Listelediğimiz süreçlerin sağlıklı şekilde neticelenebilmesi için tüm paydaşların mesleki yükümlülüklerini ve vicdani sorumluluklarını hakkıyla yerine getirmesi tarihimizin en şiddetli deprem afetini yaşadığımız şu günlerde şüphesiz çok daha mühim hale gelmiştir. Unutulmamalı ki başlangıçta azami verimle olabildiğince seri biçimde ürettiğimiz bu ‘proje’ler satın alanlar için aileleriyle birlikte hayatlarını sürdürdükleri ve nesiller boyu unutulmaz anılarını biriktirerek duygusal bağ kurdukları ‘yuva’lara dönüşmektedir. Başlangıçta ‘proje’ olarak adlandırdığımız yapıların, ailelerin ‘sıcak yuva’larına dönüştükten sonra olası bir afette bu ailelerin hayat hikayelerinin nihayete erdiği mezarlar haline gelmesine engel olmak biz ‘inşacıların’ en mühim sorumluluğudur.

Son olarak, yaşadığımız depremin ardından evlerimizin deprem güvenliği konusunda hepimizin yaşadığı tedirginliği bir nebze olsun giderebilmek için neler yapabileceğimizden bahsetmek isterim.

Öncelikle evimizin hangi yılda hangi deprem yönetmeliği esas alınarak inşa edildiği bilgisini esas almak gerekmektedir.

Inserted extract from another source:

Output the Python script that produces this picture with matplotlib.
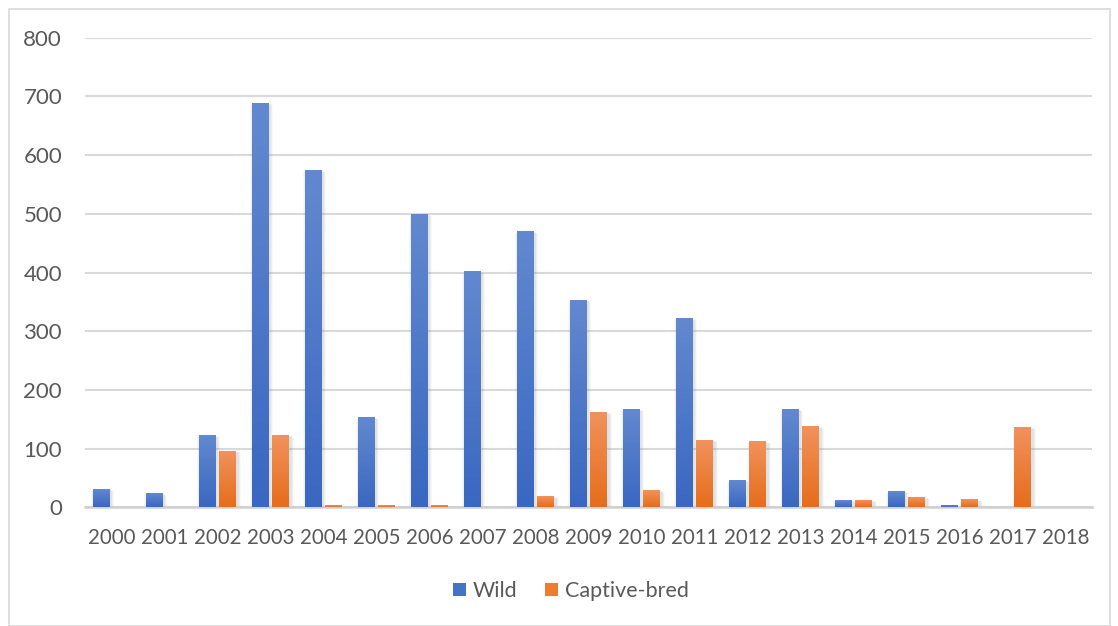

Bu açıdan 1999 depremi öncesinde inşa edilen yapıların -yönetmeliklere uygun olarak inşa edilmiş olsa dahi yüksek risk taşıdığını, acısını taze yaşadığımız Maraş depreminde de net bir şekilde üzülerek teyit etmiş olduk. Bu yapılarda gerekli sağlamlık kontrollerinin yapılması için yaşadığımız bölgede yer alan yerel yönetim veya Çevre, Şehircilik ve İklim Değişikliği Bakanlığı Müdürlüklerine başvurabiliriz. Ayrıca alanında uzman özel kuruluşlardan da görüş isteyebilirsiniz. Güncel yönetmeliklere göre inşa edilen yapılarda ise ilgili projeleri, beton ve donatı test sonuçlarını ve yapı denetim raporlarını ilgili müteahhit firmadan talep ederek yine uzman kişi ve kuruluşların görüşüne başvurabiliriz. Tüm yapısal güvenlik faktörlerinin dışında, deprem anında devrilmesi muhtemel eşyalar zemin veya duvara sabitlenerek tedbir alınmalı, evde yer alan yaşam üçgenleri önceden belirlenmelidir. Buna ek olarak, afet anında hayat kurtaran önlemler alınması hususunda tüm aile bireylerinde farkındalık oluşturmanın hayati bir vazife olduğunu unutulmamalıdır.

Evlerimizde güvenle yaşadığımız, sağlıklı, mutlu ve huzurlu bir yaşam temennisiyle.